Every platform demands a different version of you. Instagram wants your aesthetic self, the one who lives in perfect lighting and knows how to arrange breakfast into art. LinkedIn wants your professional self, the one who turns every setback into a learning opportunity and every success into humble gratitude. TikTok wants your entertaining self, the one who can distill complex thoughts into fifteen-second soundbites. X wants your opinionated self, the one who has takes on everything and can articulate them in character-limited precision.

The violence isn't in having different aspects of personality. Humans have always been multifaceted, contextual beings who show different sides of themselves in different situations. The violence is in the way these platforms have turned natural human complexity into a series of performances that must be maintained, optimised, and monetised.

Consider the exhaustion of maintaining multiple digital personas. Each platform requires not just different content, but different versions of consciousness. The person who posts motivational quotes on LinkedIn might be the same person sharing existential dread on their private Twitter account, but these selves can never meet. They exist in separate digital universes, each demanding consistency, engagement, and growth.

The most insidious part is how natural it feels. How quickly we learned to think in captions, to experience moments through the lens of how they might translate to content, to feel emotions while simultaneously calculating their social media value. The boundary between living and performing has dissolved so completely that many people no longer recognize where one ends and the other begins.

The Formation of Digital Identity

What happens to identity when it's formed through performance rather than discovery? This is perhaps the most profound question of our digital age, and one that reveals the true scope of what social media has done to human development.

Traditional identity formation involved a complex interplay between internal exploration and external feedback. You discovered aspects of yourself through experience, reflection, and genuine interaction with others. The process was messy, private, and largely invisible to the world. You could try on different versions of yourself without permanent record, without algorithmic amplification, without the pressure of maintaining brand consistency.

Digital identity formation operates on entirely different principles. Instead of discovering who you are, you decide who you want to be seen as, then reverse-engineer the content and behavior to support that image. The process is public, permanent, and subject to constant measurement through likes, shares, comments, and follower counts.

This shift from discovery to construction has profound psychological implications. When identity becomes something you build rather than something you uncover, the relationship to self fundamentally changes. You become both the artist and the artwork, the director and the actor, the brand and the product. The question "Who am I?" transforms into "Who do I want to be seen as?" and eventually into "Who can I be that will perform well?"

The most tragic casualties of this transformation are the parts of human experience that don't translate well to social media. Uncertainty, confusion, the slow process of working through complex emotions, the unglamorous reality of growth, these aspects of being human have no place in the theater of digital authenticity. They don't generate engagement. They don't build brands. They don't optimize for algorithmic distribution.

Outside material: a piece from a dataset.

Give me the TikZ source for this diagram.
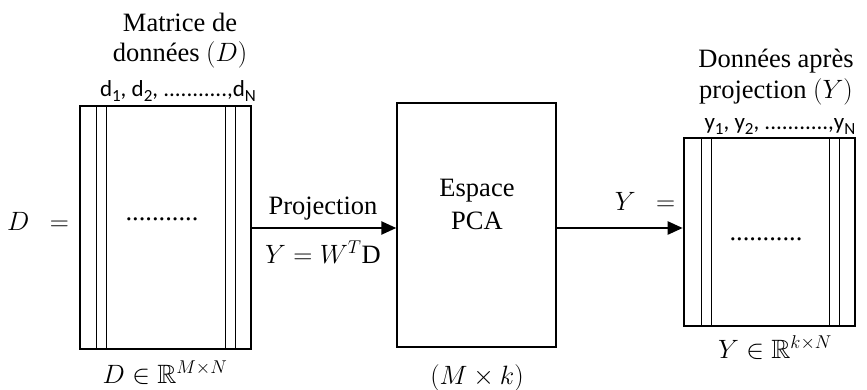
\RequirePackage{fix-cm}
\documentclass[tikz,border=0pt]{standalone}
\usepackage{amssymb}
\usepackage{fontspec}
\setmainfont{Liberation Serif}
\newfontfamily\calib{Carlito}
\usetikzlibrary{arrows.meta}
\tikzset{
  mat/.style={draw, line width=2.6pt, inner sep=0pt},
  pcabox/.style={draw, line width=1.4pt, inner sep=0pt, minimum width=159pt, minimum height=244pt},
  col/.style={line width=0.9pt},
  conn/.style={line width=2.4pt, -{Triangle[length=15pt,width=13pt]}},
  txt/.style={font=\fontsize{26.5}{33}\selectfont, inner sep=0pt, anchor=base},
  stxt/.style={font=\calib\fontsize{23}{28}\selectfont, inner sep=0pt, anchor=base},
}
\newcommand{\subsc}[1]{\raisebox{-0.22em}{\fontsize{17}{20}\selectfont #1}}
\begin{document}
\begin{tikzpicture}[x=1pt,y=-1pt]
\useasboundingbox (0,0) rectangle (867,389);
% left matrix
\node[mat, minimum width=171pt, minimum height=243pt] (D) at (165.5,227.5) {};
\draw[col] (96,106) -- (96,349) (106,106) -- (106,349) (225,106) -- (225,349) (235,106) -- (235,349);
\node[txt] (Dtitle1) at (180,31) {Matrice de};
\node[txt] (Dtitle2) at (180,61) {données $(D)$};
\node[stxt] (Dcols) at (178,96) {d\subsc{1}, d\subsc{2}, ...........,d\subsc{N}};
\node[txt] (Deq) at (38,230) {$D\ \ =$};
\node[txt] (Ddots) at (162,220) {...........};
\node[txt] (Dspace) at (165,383) {$D\in\mathbb{R}^{M\times N}$};
% PCA
\node[pcabox] (pca) at (476.5,225) {};
\node[txt] (pcatxt1) at (477,196) {Espace};
\node[txt] (pcatxt2) at (477,229) {PCA};
\node[txt] (pcadim) at (477,384) {$(M\times k)$};
% right matrix
\node[mat, minimum width=171pt, minimum height=188pt] (Y) at (769.5,232) {};
\draw[col] (701,138) -- (701,326) (711,138) -- (711,326) (829,138) -- (829,326) (839,138) -- (839,326);
\node[txt] (Ytitle1) at (776,67) {Données après};
\node[txt] (Ytitle2) at (776,98) {projection $(Y)$};
\node[stxt] (Ycols) at (780,129) {y\subsc{1}, y\subsc{2}, ...........,y\subsc{N}};
\node[txt] (Yeq) at (645,210) {$Y\ \ =$};
\node[txt] (Ydots) at (766,240) {...........};
\node[txt] (Yspace) at (775,358) {$Y\in\mathbb{R}^{k\times N}$};
% arrows
\draw[conn] (D.east |- 0,228) -- (pca.west |- 0,228);
\node[txt] (proj) at (323,214) {Projection};
\node[txt] (projeq) at (323,263) {$Y=W^{T}\mathrm{D}$};
\draw[conn] (pca.east |- 0,228) -- (Y.west |- 0,228);
\end{tikzpicture}
\end{document}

So they get edited out, not just from our posts, but gradually from our self-concept. We learn to see ourselves through the lens of what performs well, what generates positive feedback, what fits the narrative we've constructed. The parts that don't fit get relegated to private spaces, if they're acknowledged at all.

The Authenticity Paradox

The more we try to be authentic online, the more performative we become. This isn't a failure of intention or character, it's a structural inevitability built into the very nature of social media platforms.

Authenticity, by definition, cannot be performed. It emerges from the absence of performance, from moments when the guard is down and the real self appears. But social media demands constant performance. Every post is a choice about how to present yourself. Every caption is an opportunity to craft your narrative. Every photo is a decision about which version of reality to share.

The platforms themselves are designed to reward certain types of content and behavior. Algorithms favor engagement, which means content that provokes strong reactions, whether positive or negative, gets amplified. Authenticity, in its truest form, is often quiet, complex, and doesn't generate the kind of immediate emotional response that drives engagement.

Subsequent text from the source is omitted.